* START *

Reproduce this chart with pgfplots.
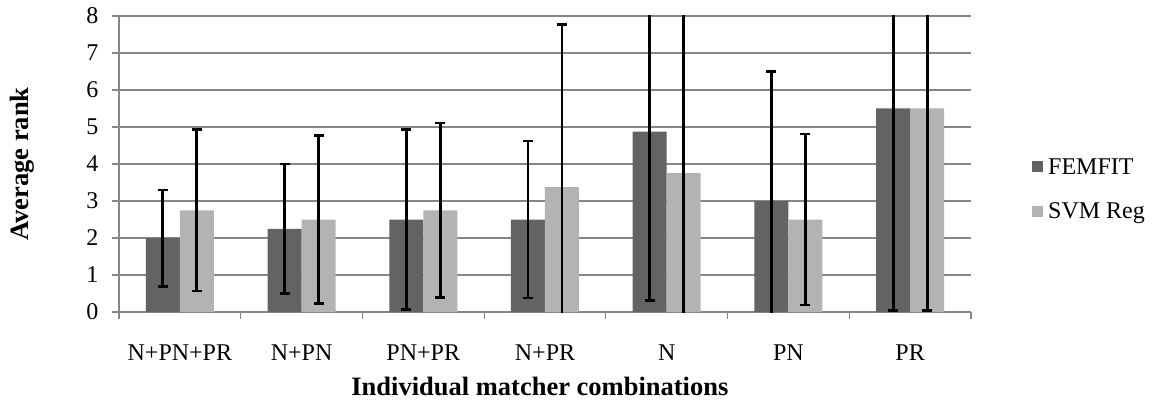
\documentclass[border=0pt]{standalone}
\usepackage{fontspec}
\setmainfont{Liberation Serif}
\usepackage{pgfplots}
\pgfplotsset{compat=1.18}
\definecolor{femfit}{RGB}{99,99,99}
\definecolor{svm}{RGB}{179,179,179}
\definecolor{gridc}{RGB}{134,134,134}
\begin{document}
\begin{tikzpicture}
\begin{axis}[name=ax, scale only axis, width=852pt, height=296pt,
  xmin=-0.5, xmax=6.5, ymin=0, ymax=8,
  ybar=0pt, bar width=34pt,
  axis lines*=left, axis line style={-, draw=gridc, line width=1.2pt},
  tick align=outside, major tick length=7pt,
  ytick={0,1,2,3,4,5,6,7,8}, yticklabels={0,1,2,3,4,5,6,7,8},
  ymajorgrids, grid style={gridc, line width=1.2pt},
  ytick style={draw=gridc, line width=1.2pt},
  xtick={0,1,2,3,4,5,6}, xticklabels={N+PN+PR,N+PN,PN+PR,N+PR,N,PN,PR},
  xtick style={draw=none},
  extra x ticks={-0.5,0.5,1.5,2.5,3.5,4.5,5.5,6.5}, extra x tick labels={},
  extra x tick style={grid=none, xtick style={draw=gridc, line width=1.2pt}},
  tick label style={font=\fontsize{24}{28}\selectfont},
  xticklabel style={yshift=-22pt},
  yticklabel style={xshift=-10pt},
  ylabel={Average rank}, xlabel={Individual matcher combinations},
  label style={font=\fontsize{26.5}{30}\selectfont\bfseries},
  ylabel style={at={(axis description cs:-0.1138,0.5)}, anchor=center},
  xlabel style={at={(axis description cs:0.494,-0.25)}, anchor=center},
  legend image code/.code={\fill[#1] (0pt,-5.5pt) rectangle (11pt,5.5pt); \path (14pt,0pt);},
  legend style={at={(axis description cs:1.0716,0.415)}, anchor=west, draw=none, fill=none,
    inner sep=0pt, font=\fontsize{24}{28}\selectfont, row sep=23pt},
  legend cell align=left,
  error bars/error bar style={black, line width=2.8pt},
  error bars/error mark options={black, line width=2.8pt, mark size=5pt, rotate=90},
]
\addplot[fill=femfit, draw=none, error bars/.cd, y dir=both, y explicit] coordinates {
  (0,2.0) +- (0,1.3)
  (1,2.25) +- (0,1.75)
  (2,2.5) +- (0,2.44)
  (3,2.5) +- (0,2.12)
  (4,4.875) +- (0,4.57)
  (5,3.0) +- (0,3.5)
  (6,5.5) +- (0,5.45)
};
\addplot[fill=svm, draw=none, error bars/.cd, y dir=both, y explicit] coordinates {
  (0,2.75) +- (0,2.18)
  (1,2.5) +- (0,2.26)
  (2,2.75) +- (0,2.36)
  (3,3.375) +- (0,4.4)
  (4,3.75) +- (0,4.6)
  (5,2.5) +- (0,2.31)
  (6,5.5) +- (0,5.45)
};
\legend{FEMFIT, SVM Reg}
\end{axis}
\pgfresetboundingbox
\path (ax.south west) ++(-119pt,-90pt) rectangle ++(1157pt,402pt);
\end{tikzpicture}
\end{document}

* END *

Exercise
Make an exact copy of the listing above. Do not include the pictures.

Response to the task
Reproduce this chart with pgfplots.
\documentclass[border=0pt]{standalone}
\usepackage{fontspec}
\setmainfont{Liberation Serif}
\usepackage{pgfplots}
\pgfplotsset{compat=1.18}
\definecolor{femfit}{RGB}{99,99,99}
\definecolor{svm}{RGB}{179,179,179}
\definecolor{gridc}{RGB}{134,134,134}
\begin{document}
\begin{tikzpicture}
\begin{axis}[name=ax, scale only axis, width=852pt, height=296pt,
  xmin=-0.5, xmax=6.5, ymin=0, ymax=8,
  ybar=0pt, bar width=34pt,
  axis lines*=left, axis line style={-, draw=gridc, line width=1.2pt},
  tick align=outside, major tick length=7pt,
  ytick={0,1,2,3,4,5,6,7,8}, yticklabels={0,1,2,3,4,5,6,7,8},
  ymajorgrids, grid style={gridc, line width=1.2pt},
  ytick style={draw=gridc, line width=1.2pt},
  xtick={0,1,2,3,4,5,6}, xticklabels={N+PN+PR,N+PN,PN+PR,N+PR,N,PN,PR},
  xtick style={draw=none},
  extra x ticks={-0.5,0.5,1.5,2.5,3.5,4.5,5.5,6.5}, extra x tick labels={},
  extra x tick style={grid=none, xtick style={draw=gridc, line width=1.2pt}},
  tick label style={font=\fontsize{24}{28}\selectfont},
  xticklabel style={yshift=-22pt},
  yticklabel style={xshift=-10pt},
  ylabel={Average rank}, xlabel={Individual matcher combinations},
  label style={font=\fontsize{26.5}{30}\selectfont\bfseries},
  ylabel style={at={(axis description cs:-0.1138,0.5)}, anchor=center},
  xlabel style={at={(axis description cs:0.494,-0.25)}, anchor=center},
  legend image code/.code={\fill[#1] (0pt,-5.5pt) rectangle (11pt,5.5pt); \path (14pt,0pt);},
  legend style={at={(axis description cs:1.0716,0.415)}, anchor=west, draw=none, fill=none,
    inner sep=0pt, font=\fontsize{24}{28}\selectfont, row sep=23pt},
  legend cell align=left,
  error bars/error bar style={black, line width=2.8pt},
  error bars/error mark options={black, line width=2.8pt, mark size=5pt, rotate=90},
]
\addplot[fill=femfit, draw=none, error bars/.cd, y dir=both, y explicit] coordinates {
  (0,2.0) +- (0,1.3)
  (1,2.25) +- (0,1.75)
  (2,2.5) +- (0,2.44)
  (3,2.5) +- (0,2.12)
  (4,4.875) +- (0,4.57)
  (5,3.0) +- (0,3.5)
  (6,5.5) +- (0,5.45)
};
\addplot[fill=svm, draw=none, error bars/.cd, y dir=both, y explicit] coordinates {
  (0,2.75) +- (0,2.18)
  (1,2.5) +- (0,2.26)
  (2,2.75) +- (0,2.36)
  (3,3.375) +- (0,4.4)
  (4,3.75) +- (0,4.6)
  (5,2.5) +- (0,2.31)
  (6,5.5) +- (0,5.45)
};
\legend{FEMFIT, SVM Reg}
\end{axis}
\pgfresetboundingbox
\path (ax.south west) ++(-119pt,-90pt) rectangle ++(1157pt,402pt);
\end{tikzpicture}
\end{document}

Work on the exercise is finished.